Echo questions may also reduce the original stimulus by omitting portions, or replacing them with pro-forms. For example, all of the following are possible echo question responses to the stimulus "He's taking their dalmatian puppy to the vet once his mom gets back with the car." (the focused constituent is marked in italics):

 Their what puppy?
 He's taking their puppy where?
 Once who gets back?
 He's taking it to the vet?

Rodney Huddleston accounts for such modifications by theorizing that the relevant repetition is of the illocutionary act associated with the stimulus, rather than its surface form.

==Intonation==
Some languages, including English and German, feature a distinctive 'echo intonation'. Japanese does not have a dedicated intonational pattern for echo questions, but they may optionally be marked lexically with the sentence-final particle -tte.
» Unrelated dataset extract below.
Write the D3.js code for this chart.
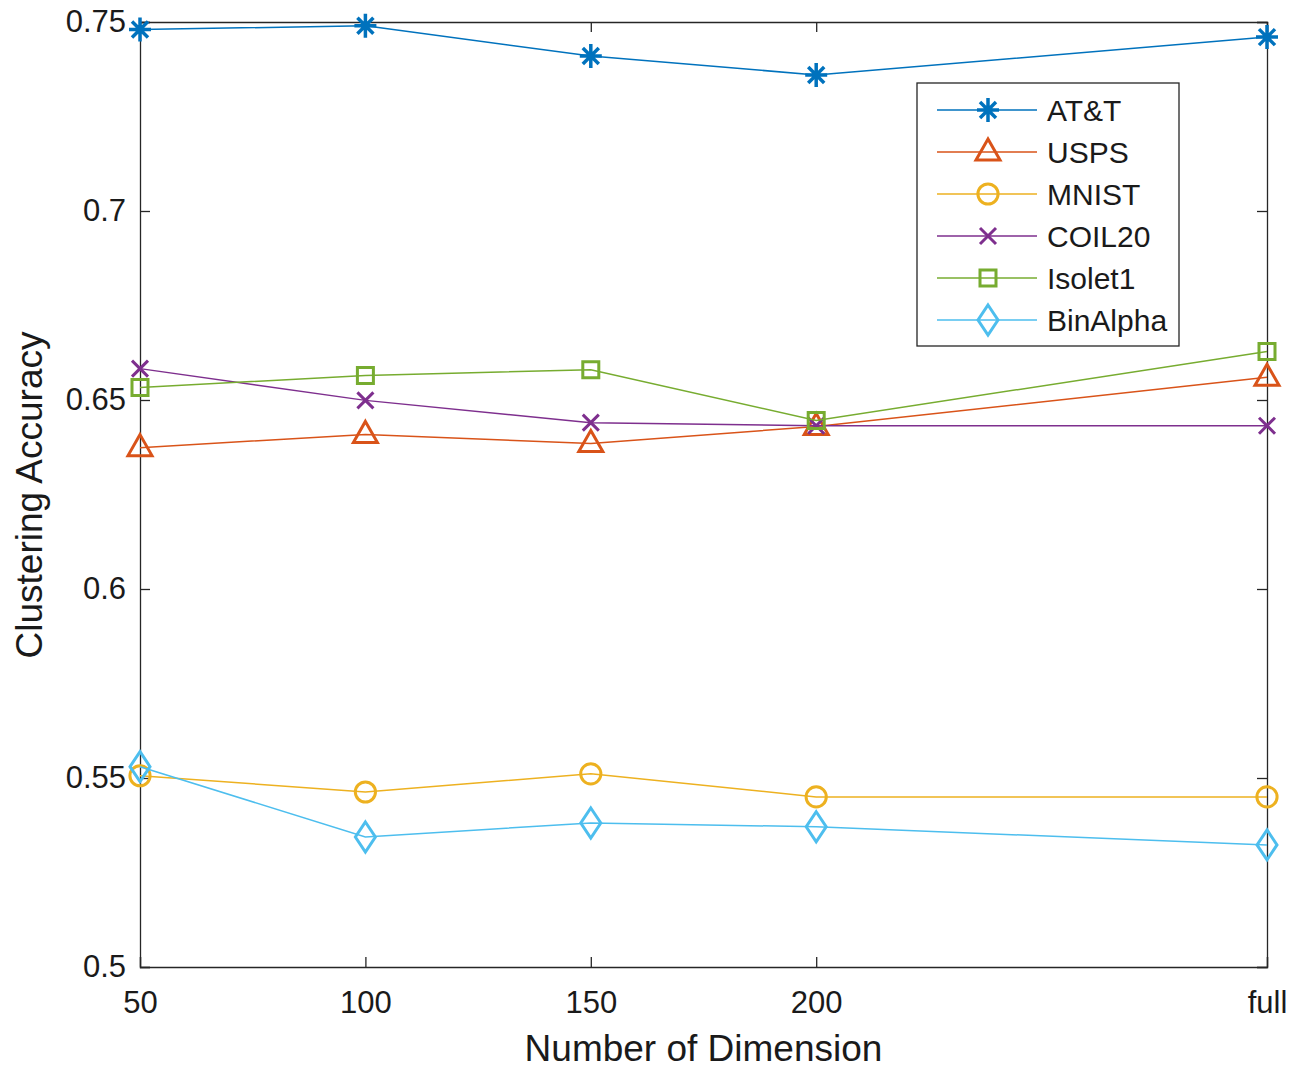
<!DOCTYPE html>
<html>
<head>
<meta charset="utf-8">
<script src="https://cdn.jsdelivr.net/npm/d3@7"></script>
<style>
  body { margin: 0; background: #fff; }
  text { font-family: "Liberation Sans", Arial, sans-serif; fill: #1a1a1a; }
</style>
</head>
<body>
<div id="chart"></div>
<script>
// x positions (the "full" column sits at 300)
var dims = [50, 100, 150, 200, 300];
var dimLabels = ["50", "100", "150", "200", "full"];
var yTicks = [0.5, 0.55, 0.6, 0.65, 0.7, 0.75];

var att      = [0.748, 0.749, 0.741, 0.736, 0.746];
var usps     = [0.6374, 0.6409, 0.6385, 0.643, 0.656];
var mnist    = [0.5506, 0.5463, 0.5511, 0.545, 0.545];
var coil20   = [0.6583, 0.6499, 0.644, 0.6432, 0.6432];
var isolet1  = [0.6533, 0.6565, 0.658, 0.6446, 0.6628];
var binalpha = [0.553, 0.5344, 0.5381, 0.5371, 0.5323];

var series = [
    { name: "AT&T", values: att, color: "#0072BD", marker: "star" },
    { name: "USPS", values: usps, color: "#D95319", marker: "triangle" },
    { name: "MNIST", values: mnist, color: "#EDB120", marker: "circle" },
    { name: "COIL20", values: coil20, color: "#7E2F8E", marker: "cross" },
    { name: "Isolet1", values: isolet1, color: "#77AC30", marker: "square" },
    { name: "BinAlpha", values: binalpha, color: "#4DBEEE", marker: "diamond" }
];

var margin = { top: 22, right: 37, bottom: 102, left: 140 },
    width = 1304 - margin.left - margin.right,
    height = 1069 - margin.top - margin.bottom;

var svg = d3.select("#chart")
    .append("svg")
    .attr("width", 1304)
    .attr("height", 1069)
    .append("g")
    .attr("transform", "translate(" + margin.left + "," + margin.top + ")");

var x = d3.scaleLinear().domain([50, 300]).range([0, width]);
var y = d3.scaleLinear().domain([0.5, 0.75]).range([height, 0]);

// axes, MATLAB style: ticks point inwards, box on
var tickLen = 10;
svg.append("g")
    .attr("transform", "translate(0," + height + ")")
    .call(d3.axisBottom(x).tickValues(dims).tickSize(-tickLen).tickPadding(24)
        .tickFormat(function(d, i) { return dimLabels[i]; }))
    .call(function(g) {
        g.selectAll("text").style("font-size", "31px").attr("fill", "#1a1a1a");
    });
svg.append("g")
    .call(d3.axisTop(x).tickValues(dims).tickSize(-tickLen).tickFormat(""));
svg.append("g")
    .call(d3.axisLeft(y).tickValues(yTicks).tickSize(-tickLen).tickPadding(14)
        .tickFormat(function(d) { return d3.format("")(+d.toFixed(2)); }))
    .call(function(g) {
        g.selectAll("text").style("font-size", "31px").attr("fill", "#1a1a1a");
    });
svg.append("g")
    .attr("transform", "translate(" + width + ",0)")
    .call(d3.axisRight(y).tickValues(yTicks).tickSize(-tickLen).tickFormat(""));

svg.selectAll(".domain, .tick line").attr("stroke", "#262626").attr("stroke-width", 1.3);

// axis labels
svg.append("text")
    .attr("x", width / 2)
    .attr("y", height + 94)
    .attr("text-anchor", "middle")
    .style("font-size", "37px")
    .text("Number of Dimension");

svg.append("text")
    .attr("transform", "rotate(-90)")
    .attr("x", -(495 - margin.top))
    .attr("y", -(margin.left - 42))
    .attr("text-anchor", "middle")
    .style("font-size", "37px")
    .text("Clustering Accuracy");

// marker shapes
function drawMarker(g, type, color) {
    var s = g.append("path")
        .attr("fill", "none")
        .attr("stroke", color)
        .attr("stroke-width", 3);
    if (type === "star") {
        s.attr("d", "M0,-12V12M-11,0H11M-8,-8L8,8M-8,8L8,-8").attr("stroke-width", 3.5);
    } else if (type === "triangle") {
        s.attr("d", "M0,-13L12,8H-12Z");
    } else if (type === "circle") {
        s.attr("d", d3.symbol(d3.symbolCircle, 320)());
    } else if (type === "cross") {
        s.attr("d", "M-8,-8L8,8M-8,8L8,-8");
    } else if (type === "square") {
        s.attr("d", "M-8,-8H8V8H-8Z");
    } else if (type === "diamond") {
        s.attr("d", "M0,-15L10,0L0,15L-10,0Z");
    }
}

var line = d3.line()
    .x(function(d, i) { return x(dims[i]); })
    .y(function(d) { return y(d); });

series.forEach(function(s) {
    svg.append("path")
        .datum(s.values)
        .attr("fill", "none")
        .attr("stroke", s.color)
        .attr("stroke-width", 1.5)
        .attr("d", line);

    s.values.forEach(function(v, i) {
        var g = svg.append("g")
            .attr("transform", "translate(" + x(dims[i]) + "," + y(v) + ")");
        drawMarker(g, s.marker, s.color);
    });
});

// legend
var legend = svg.append("g")
    .attr("transform", "translate(" + (917 - margin.left) + "," + (83 - margin.top) + ")");
legend.append("rect")
    .attr("width", 262)
    .attr("height", 263)
    .attr("fill", "#fff")
    .attr("stroke", "#262626")
    .attr("stroke-width", 1.3);

series.forEach(function(s, i) {
    var row = legend.append("g")
        .attr("transform", "translate(0," + (27 + i * 42) + ")");
    row.append("line")
        .attr("x1", 20).attr("x2", 120)
        .attr("stroke", s.color)
        .attr("stroke-width", 1.5);
    var m = row.append("g").attr("transform", "translate(71,0)");
    drawMarker(m, s.marker, s.color);
    row.append("text")
        .attr("x", 130)
        .attr("dy", "0.36em")
        .style("font-size", "30px")
        .text(s.name);
});
</script>
</body>
</html>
==Relation with clause type==

The stimulus may be of any clause type (declarative, interrogative, imperative, or exclamative), and may not even be a complete clause:

 A: Hi darling.
 B: Hi who?

The Cambridge Grammar of the English Language does not classify echo questions as a distinct clause type. Rather, it treats them as having the same syntactic form as the stimuli they echo. For example, an echo of an imperative clause is also an imperative clause, as in:

 A: Bring me the axe.
 B: Bring you the what?

Eun-Ju Noh disputes this treatment of echo questions as indirect speech acts, and argues that, syntactically, all echo questions should be understood as interrogatives.

===Echoes of questions===

The stimulus may itself be a question, giving rise to a "second-order" echo question:

 A: Where's your cravat?
 [1 - variable] B: Where's my what?
 [2 - polar] B: Where's my cravat?

It would not be appropriate for A to respond to 2 with something like "in your top drawer", since the echo question is effectively equivalent to "Did you ask me where my cravat is?" or "Did you say 'Where's my cravat?'?". Rather, a typical answer would be something like "Yes, where is it?", or "No, I said 'Where's your civet?'".